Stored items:
• • •
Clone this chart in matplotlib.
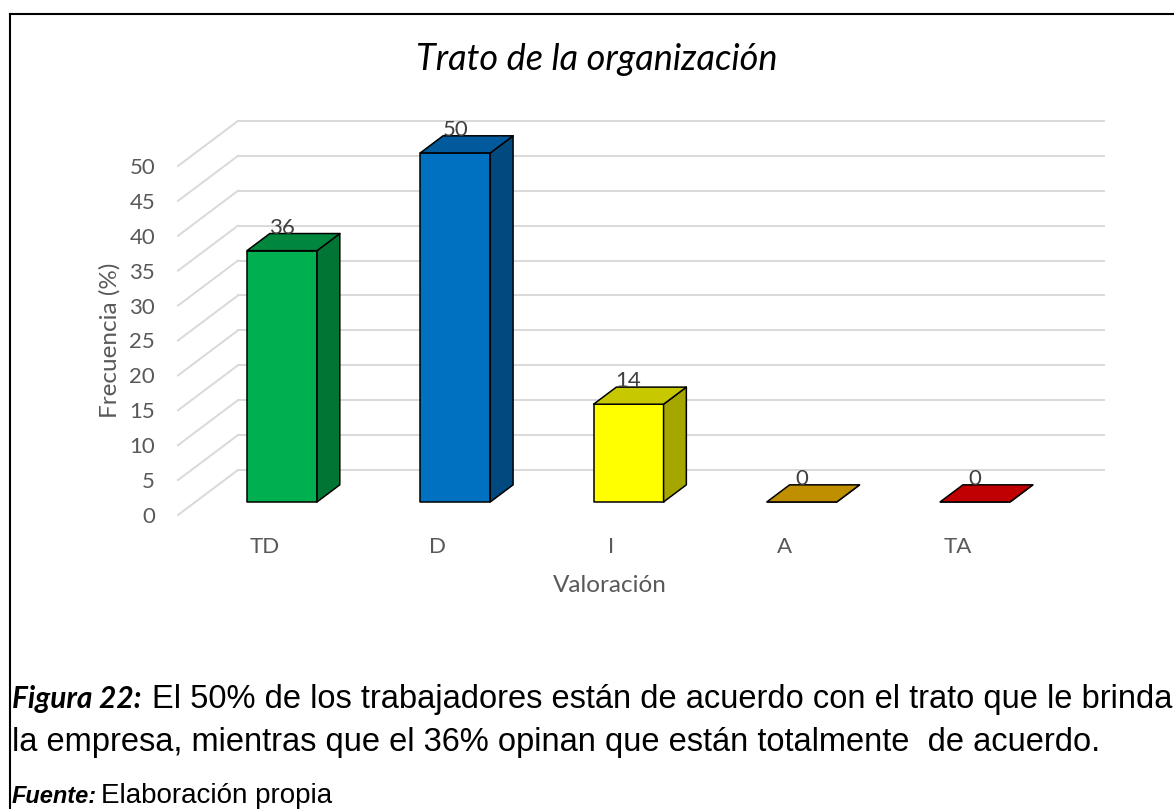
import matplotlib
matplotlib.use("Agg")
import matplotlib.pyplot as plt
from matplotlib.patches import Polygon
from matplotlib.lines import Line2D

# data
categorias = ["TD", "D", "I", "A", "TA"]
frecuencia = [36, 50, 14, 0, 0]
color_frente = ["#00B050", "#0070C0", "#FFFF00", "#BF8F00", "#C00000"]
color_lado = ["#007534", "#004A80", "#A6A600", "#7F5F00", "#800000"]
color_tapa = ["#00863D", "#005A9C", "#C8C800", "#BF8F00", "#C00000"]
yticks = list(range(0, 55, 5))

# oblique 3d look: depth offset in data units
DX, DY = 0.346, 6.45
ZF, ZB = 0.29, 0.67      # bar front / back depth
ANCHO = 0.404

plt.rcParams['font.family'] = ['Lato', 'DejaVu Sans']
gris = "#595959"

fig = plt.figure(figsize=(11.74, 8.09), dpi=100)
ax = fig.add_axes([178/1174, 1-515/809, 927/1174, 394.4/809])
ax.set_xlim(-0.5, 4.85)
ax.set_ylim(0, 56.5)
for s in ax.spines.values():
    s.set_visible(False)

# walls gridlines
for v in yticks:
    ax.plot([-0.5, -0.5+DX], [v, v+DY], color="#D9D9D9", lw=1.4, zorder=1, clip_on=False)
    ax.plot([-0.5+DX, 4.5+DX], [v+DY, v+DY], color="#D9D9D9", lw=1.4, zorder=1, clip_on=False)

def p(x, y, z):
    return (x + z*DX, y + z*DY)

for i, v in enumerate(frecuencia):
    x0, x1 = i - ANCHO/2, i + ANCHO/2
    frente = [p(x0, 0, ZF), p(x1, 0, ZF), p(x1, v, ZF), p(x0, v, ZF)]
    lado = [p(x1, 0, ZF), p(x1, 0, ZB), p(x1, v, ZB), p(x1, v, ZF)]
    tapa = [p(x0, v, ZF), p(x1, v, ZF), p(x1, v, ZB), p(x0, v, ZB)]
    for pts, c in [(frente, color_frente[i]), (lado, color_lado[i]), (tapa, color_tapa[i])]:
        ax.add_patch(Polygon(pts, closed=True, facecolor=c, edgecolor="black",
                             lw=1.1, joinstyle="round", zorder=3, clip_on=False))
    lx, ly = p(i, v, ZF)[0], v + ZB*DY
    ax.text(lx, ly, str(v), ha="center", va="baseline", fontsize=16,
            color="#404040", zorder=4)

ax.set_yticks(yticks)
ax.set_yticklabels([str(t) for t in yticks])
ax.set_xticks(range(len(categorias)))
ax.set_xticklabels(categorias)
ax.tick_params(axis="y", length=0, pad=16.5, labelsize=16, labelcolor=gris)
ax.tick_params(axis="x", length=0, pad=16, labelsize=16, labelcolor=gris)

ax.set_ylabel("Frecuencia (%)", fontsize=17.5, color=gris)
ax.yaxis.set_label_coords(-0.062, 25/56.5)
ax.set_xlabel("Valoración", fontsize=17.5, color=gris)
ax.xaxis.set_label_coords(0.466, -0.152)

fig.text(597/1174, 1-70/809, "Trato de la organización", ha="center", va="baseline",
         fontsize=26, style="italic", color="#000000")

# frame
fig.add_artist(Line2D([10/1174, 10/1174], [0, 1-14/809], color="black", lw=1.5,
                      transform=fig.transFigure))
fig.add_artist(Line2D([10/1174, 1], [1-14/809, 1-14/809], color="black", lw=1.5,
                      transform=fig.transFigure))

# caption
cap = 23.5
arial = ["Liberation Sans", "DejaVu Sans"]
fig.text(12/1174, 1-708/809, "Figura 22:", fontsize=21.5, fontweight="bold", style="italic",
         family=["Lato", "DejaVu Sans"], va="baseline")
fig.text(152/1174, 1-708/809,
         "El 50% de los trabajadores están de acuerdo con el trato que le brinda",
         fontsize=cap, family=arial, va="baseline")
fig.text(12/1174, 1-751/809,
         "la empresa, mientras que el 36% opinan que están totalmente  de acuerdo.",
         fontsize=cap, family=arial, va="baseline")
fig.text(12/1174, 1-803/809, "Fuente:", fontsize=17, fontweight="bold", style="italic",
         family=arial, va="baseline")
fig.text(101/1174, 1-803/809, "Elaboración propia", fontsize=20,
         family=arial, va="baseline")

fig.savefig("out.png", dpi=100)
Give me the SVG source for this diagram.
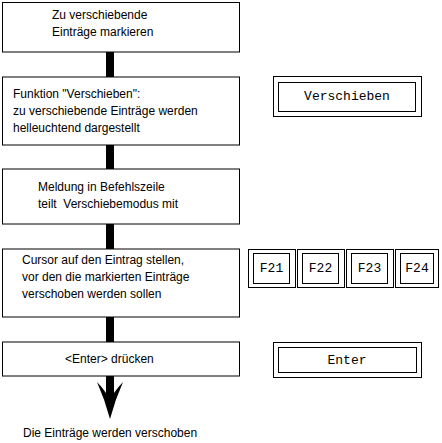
• • •
Work to do: Your copy should match the records word for word, with the pictures removed.

Response:
Clone this chart in matplotlib.
import matplotlib
matplotlib.use("Agg")
import matplotlib.pyplot as plt
from matplotlib.patches import Polygon
from matplotlib.lines import Line2D

# data
categorias = ["TD", "D", "I", "A", "TA"]
frecuencia = [36, 50, 14, 0, 0]
color_frente = ["#00B050", "#0070C0", "#FFFF00", "#BF8F00", "#C00000"]
color_lado = ["#007534", "#004A80", "#A6A600", "#7F5F00", "#800000"]
color_tapa = ["#00863D", "#005A9C", "#C8C800", "#BF8F00", "#C00000"]
yticks = list(range(0, 55, 5))

# oblique 3d look: depth offset in data units
DX, DY = 0.346, 6.45
ZF, ZB = 0.29, 0.67      # bar front / back depth
ANCHO = 0.404

plt.rcParams['font.family'] = ['Lato', 'DejaVu Sans']
gris = "#595959"

fig = plt.figure(figsize=(11.74, 8.09), dpi=100)
ax = fig.add_axes([178/1174, 1-515/809, 927/1174, 394.4/809])
ax.set_xlim(-0.5, 4.85)
ax.set_ylim(0, 56.5)
for s in ax.spines.values():
    s.set_visible(False)

# walls gridlines
for v in yticks:
    ax.plot([-0.5, -0.5+DX], [v, v+DY], color="#D9D9D9", lw=1.4, zorder=1, clip_on=False)
    ax.plot([-0.5+DX, 4.5+DX], [v+DY, v+DY], color="#D9D9D9", lw=1.4, zorder=1, clip_on=False)

def p(x, y, z):
    return (x + z*DX, y + z*DY)

for i, v in enumerate(frecuencia):
    x0, x1 = i - ANCHO/2, i + ANCHO/2
    frente = [p(x0, 0, ZF), p(x1, 0, ZF), p(x1, v, ZF), p(x0, v, ZF)]
    lado = [p(x1, 0, ZF), p(x1, 0, ZB), p(x1, v, ZB), p(x1, v, ZF)]
    tapa = [p(x0, v, ZF), p(x1, v, ZF), p(x1, v, ZB), p(x0, v, ZB)]
    for pts, c in [(frente, color_frente[i]), (lado, color_lado[i]), (tapa, color_tapa[i])]:
        ax.add_patch(Polygon(pts, closed=True, facecolor=c, edgecolor="black",
                             lw=1.1, joinstyle="round", zorder=3, clip_on=False))
    lx, ly = p(i, v, ZF)[0], v + ZB*DY
    ax.text(lx, ly, str(v), ha="center", va="baseline", fontsize=16,
            color="#404040", zorder=4)

ax.set_yticks(yticks)
ax.set_yticklabels([str(t) for t in yticks])
ax.set_xticks(range(len(categorias)))
ax.set_xticklabels(categorias)
ax.tick_params(axis="y", length=0, pad=16.5, labelsize=16, labelcolor=gris)
ax.tick_params(axis="x", length=0, pad=16, labelsize=16, labelcolor=gris)

ax.set_ylabel("Frecuencia (%)", fontsize=17.5, color=gris)
ax.yaxis.set_label_coords(-0.062, 25/56.5)
ax.set_xlabel("Valoración", fontsize=17.5, color=gris)
ax.xaxis.set_label_coords(0.466, -0.152)

fig.text(597/1174, 1-70/809, "Trato de la organización", ha="center", va="baseline",
         fontsize=26, style="italic", color="#000000")

# frame
fig.add_artist(Line2D([10/1174, 10/1174], [0, 1-14/809], color="black", lw=1.5,
                      transform=fig.transFigure))
fig.add_artist(Line2D([10/1174, 1], [1-14/809, 1-14/809], color="black", lw=1.5,
                      transform=fig.transFigure))

# caption
cap = 23.5
arial = ["Liberation Sans", "DejaVu Sans"]
fig.text(12/1174, 1-708/809, "Figura 22:", fontsize=21.5, fontweight="bold", style="italic",
         family=["Lato", "DejaVu Sans"], va="baseline")
fig.text(152/1174, 1-708/809,
         "El 50% de los trabajadores están de acuerdo con el trato que le brinda",
         fontsize=cap, family=arial, va="baseline")
fig.text(12/1174, 1-751/809,
         "la empresa, mientras que el 36% opinan que están totalmente  de acuerdo.",
         fontsize=cap, family=arial, va="baseline")
fig.text(12/1174, 1-803/809, "Fuente:", fontsize=17, fontweight="bold", style="italic",
         family=arial, va="baseline")
fig.text(101/1174, 1-803/809, "Elaboración propia", fontsize=20,
         family=arial, va="baseline")

fig.savefig("out.png", dpi=100)
Give me the SVG source for this diagram.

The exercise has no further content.